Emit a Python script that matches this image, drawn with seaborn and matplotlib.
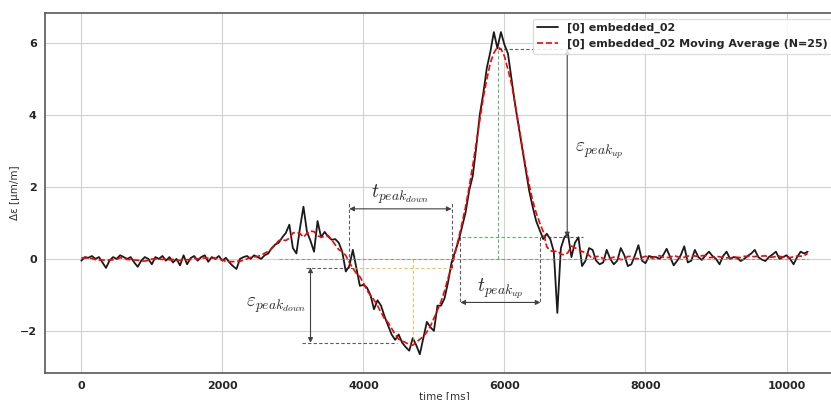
import numpy as np
import pandas as pd
import matplotlib.pyplot as plt
import seaborn as sns


SAMPLE_MS = 50
# strain signal, one value every 50 ms (0 .. 10300 ms)
STRAIN = [
    -0.05, 0.05, 0.03, 0.08, 0.0, 0.05, -0.1, -0.25, -0.05, 0.05,
    0.0, 0.1, 0.05, 0.0, 0.05, -0.1, -0.22, -0.05, 0.05, 0.0,
    -0.15, 0.05, 0.0, 0.08, -0.05, 0.05, -0.1, 0.0, -0.18, 0.1,
    -0.15, 0.02, 0.08, -0.05, 0.05, 0.1, -0.08, 0.05, 0.0, 0.08,
    -0.05, 0.03, -0.1, -0.2, -0.28, 0.0, 0.05, 0.08, 0.0, 0.1,
    0.05, 0.0, 0.1, 0.15, 0.3, 0.4, 0.45, 0.6, 0.72, 0.95,
    0.3, 0.15, 0.85, 1.45, 0.75, 0.5, 0.2, 1.05, 0.6, 0.75,
    0.62, 0.53, 0.55, 0.45, 0.2, -0.35, -0.2, 0.25, -0.25, -0.75,
    -0.72, -0.8, -1.0, -1.4, -1.15, -1.3, -1.6, -1.85, -2.1, -2.25,
    -2.1, -2.33, -2.45, -2.55, -2.2, -2.4, -2.65, -2.2, -1.75, -1.9,
    -2.0, -1.3, -1.3, -1.1, -0.65, -0.1, 0.2, 0.5, 0.9, 1.3,
    1.9, 2.3, 3.1, 4.0, 4.6, 5.3, 5.75, 6.3, 5.85, 6.3,
    5.95, 5.7, 5.0, 4.3, 3.7, 3.1, 2.5, 1.9, 1.45, 1.05,
    0.8, 0.55, 0.7, 0.55, 0.2, -1.5, 0.3, 0.6, 0.7, 0.05,
    0.45, 0.6, -0.2, -0.05, 0.3, 0.25, -0.05, -0.15, -0.1, 0.25,
    0.0, -0.15, -0.05, 0.3, 0.1, -0.2, -0.15, 0.1, 0.38, -0.05,
    -0.12, 0.08, 0.05, 0.05, 0.0, 0.1, 0.28, 0.05, -0.18, -0.05,
    0.1, 0.35, -0.1, -0.05, 0.25, 0.05, -0.03, 0.1, 0.2, 0.08,
    0.0, -0.15, 0.08, 0.2, 0.0, 0.05, 0.03, -0.06, 0.0, 0.08,
    0.15, 0.25, 0.05, -0.02, -0.06, 0.05, 0.12, 0.2, 0.0, 0.05,
    0.1, 0.0, -0.15, 0.05, 0.2, 0.15, 0.2,
]
MA_WINDOW = 7  # ~ same time span as N=25 on the raw logger rate

LABEL_RAW = "[0] embedded_02"
LABEL_MA = "[0] embedded_02 Moving Average (N=25)"

# characteristic points of the event (ms / µm/m)
EVENT_START = 2800
DOWN_T0, DOWN_T1 = 3800, 5250
DOWN_LEVEL, DOWN_MIN, DOWN_MIN_T = -0.24, -2.33, 4710
UP_T0, UP_T1 = 5375, 6510
UP_LEVEL, UP_MAX, UP_MAX_T = 0.6, 5.82, 5915


def hline(ax, y, x0, x1, color="0.2", alpha=0.8):
    ax.plot([x0, x1], [y, y], color=color, ls=(0, (3, 2)), lw=0.8, alpha=alpha)


def vline(ax, x, y0, y1, color="0.2", alpha=0.8):
    ax.plot([x, x], [y0, y1], color=color, ls=(0, (3, 2)), lw=0.8, alpha=alpha)


def arrow(ax, p0, p1):
    ax.annotate(
        "", xy=p1, xytext=p0,
        arrowprops=dict(arrowstyle="<|-|>", color="0.25", lw=0.8,
                        mutation_scale=7, shrinkA=0, shrinkB=0),
    )


def label(ax, x, y, s):
    ax.text(x, y, s, fontsize=14, ha="center", va="center", color="0.15")


def main():
    df = pd.DataFrame({"strain": STRAIN})
    df["time"] = df.index * SAMPLE_MS
    df["ma"] = df["strain"].rolling(MA_WINDOW, center=True, min_periods=1).mean()

    sns.set_style("whitegrid")
    plt.rcParams["font.family"] = ["DejaVu Sans"]
    plt.rcParams["mathtext.fontset"] = "cm"

    fig = plt.figure(figsize=(8.31, 4.0), dpi=100)
    ax = fig.add_axes([45 / 831, 27 / 400, 799 / 831, 360 / 400])

    sns.lineplot(data=df, x="time", y="strain", color="#1a1a1a", lw=1.3,
                 label=LABEL_RAW, ax=ax)
    sns.lineplot(data=df, x="time", y="ma", color="red", lw=1.2,
                 linestyle="--", label=LABEL_MA, ax=ax)

    # baseline
    hline(ax, 0, EVENT_START, df["time"].iloc[-1], color="0.5", alpha=0.7)

    # negative peak
    hline(ax, DOWN_LEVEL, 3180, DOWN_T0 + 60)
    hline(ax, DOWN_LEVEL, DOWN_T0 + 60, DOWN_T1, color="orange", alpha=0.7)
    vline(ax, DOWN_MIN_T, 0, DOWN_MIN, color="orange", alpha=0.7)
    hline(ax, DOWN_MIN, 3130, 4480)
    arrow(ax, (3250, DOWN_LEVEL), (3250, DOWN_MIN))
    label(ax, 2765, -1.28, r"$\varepsilon_{peak_{down}}$")

    vline(ax, DOWN_T0, DOWN_LEVEL, 1.55)
    vline(ax, DOWN_T1, DOWN_LEVEL, 1.55)
    arrow(ax, (DOWN_T0, 1.39), (DOWN_T1, 1.39))
    label(ax, (DOWN_T0 + DOWN_T1) / 2, 1.8, r"$t_{peak_{down}}$")

    # positive peak
    vline(ax, UP_MAX_T, 0, UP_MAX, color="green", alpha=0.6)
    hline(ax, UP_LEVEL, 5404, 6539, color="green", alpha=0.6)
    hline(ax, UP_MAX, UP_MAX_T, 6900)
    hline(ax, UP_LEVEL, 6539, 7120)
    arrow(ax, (6890, UP_LEVEL), (6890, UP_MAX))
    label(ax, 7350, 3.0, r"$\varepsilon_{peak_{up}}$")

    vline(ax, UP_T0, UP_LEVEL, -1.2)
    vline(ax, UP_T1, UP_LEVEL, -1.2)
    arrow(ax, (UP_T0, -1.21), (UP_T1, -1.21))
    label(ax, (UP_T0 + UP_T1) / 2, -0.84, r"$t_{peak_{up}}$")

    ax.set_xlim(-515, 10815)
    ax.set_ylim(-3.17, 6.83)
    ax.set_xticks([0, 2000, 4000, 6000, 8000, 10000])
    ax.set_yticks([-2, 0, 2, 4, 6])
    ax.set_xlabel("time [ms]", fontsize=7.5, color="0.2", labelpad=0)
    ax.set_ylabel("Δε [µm/m]", fontsize=7.5, color="0.2", labelpad=0)
    ax.tick_params(axis="both", labelsize=8, colors="0.15", length=3,
                   width=0.8, pad=3)
    for lbl in ax.get_xticklabels() + ax.get_yticklabels():
        lbl.set_fontweight("bold")
    ax.grid(True, color="0.82", lw=0.8)
    for side in ["left", "bottom", "top"]:
        ax.spines[side].set_color("0.35")
        ax.spines[side].set_linewidth(1.2)

    leg = ax.legend(loc="upper right", bbox_to_anchor=(0.9925, 1.0),
                    prop={"size": 8, "weight": "bold"},
                    frameon=True, framealpha=0.85, edgecolor="0.85",
                    handlelength=1.9, borderaxespad=0.5)
    for text in leg.get_texts():
        text.set_color("0.15")

    fig.savefig("out.png", dpi=100)


if __name__ == "__main__":
    main()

════════

__Exercise requirements__.
Leave out the pictures. Transcribe only the lines above, from the first through the one that contains "embedded_02 Moving Average".

__Response to this task__.
Emit a Python script that matches this image, drawn with seaborn and matplotlib.
import numpy as np
import pandas as pd
import matplotlib.pyplot as plt
import seaborn as sns


SAMPLE_MS = 50
# strain signal, one value every 50 ms (0 .. 10300 ms)
STRAIN = [
    -0.05, 0.05, 0.03, 0.08, 0.0, 0.05, -0.1, -0.25, -0.05, 0.05,
    0.0, 0.1, 0.05, 0.0, 0.05, -0.1, -0.22, -0.05, 0.05, 0.0,
    -0.15, 0.05, 0.0, 0.08, -0.05, 0.05, -0.1, 0.0, -0.18, 0.1,
    -0.15, 0.02, 0.08, -0.05, 0.05, 0.1, -0.08, 0.05, 0.0, 0.08,
    -0.05, 0.03, -0.1, -0.2, -0.28, 0.0, 0.05, 0.08, 0.0, 0.1,
    0.05, 0.0, 0.1, 0.15, 0.3, 0.4, 0.45, 0.6, 0.72, 0.95,
    0.3, 0.15, 0.85, 1.45, 0.75, 0.5, 0.2, 1.05, 0.6, 0.75,
    0.62, 0.53, 0.55, 0.45, 0.2, -0.35, -0.2, 0.25, -0.25, -0.75,
    -0.72, -0.8, -1.0, -1.4, -1.15, -1.3, -1.6, -1.85, -2.1, -2.25,
    -2.1, -2.33, -2.45, -2.55, -2.2, -2.4, -2.65, -2.2, -1.75, -1.9,
    -2.0, -1.3, -1.3, -1.1, -0.65, -0.1, 0.2, 0.5, 0.9, 1.3,
    1.9, 2.3, 3.1, 4.0, 4.6, 5.3, 5.75, 6.3, 5.85, 6.3,
    5.95, 5.7, 5.0, 4.3, 3.7, 3.1, 2.5, 1.9, 1.45, 1.05,
    0.8, 0.55, 0.7, 0.55, 0.2, -1.5, 0.3, 0.6, 0.7, 0.05,
    0.45, 0.6, -0.2, -0.05, 0.3, 0.25, -0.05, -0.15, -0.1, 0.25,
    0.0, -0.15, -0.05, 0.3, 0.1, -0.2, -0.15, 0.1, 0.38, -0.05,
    -0.12, 0.08, 0.05, 0.05, 0.0, 0.1, 0.28, 0.05, -0.18, -0.05,
    0.1, 0.35, -0.1, -0.05, 0.25, 0.05, -0.03, 0.1, 0.2, 0.08,
    0.0, -0.15, 0.08, 0.2, 0.0, 0.05, 0.03, -0.06, 0.0, 0.08,
    0.15, 0.25, 0.05, -0.02, -0.06, 0.05, 0.12, 0.2, 0.0, 0.05,
    0.1, 0.0, -0.15, 0.05, 0.2, 0.15, 0.2,
]
MA_WINDOW = 7  # ~ same time span as N=25 on the raw logger rate

LABEL_RAW = "[0] embedded_02"
LABEL_MA = "[0] embedded_02 Moving Average (N=25)"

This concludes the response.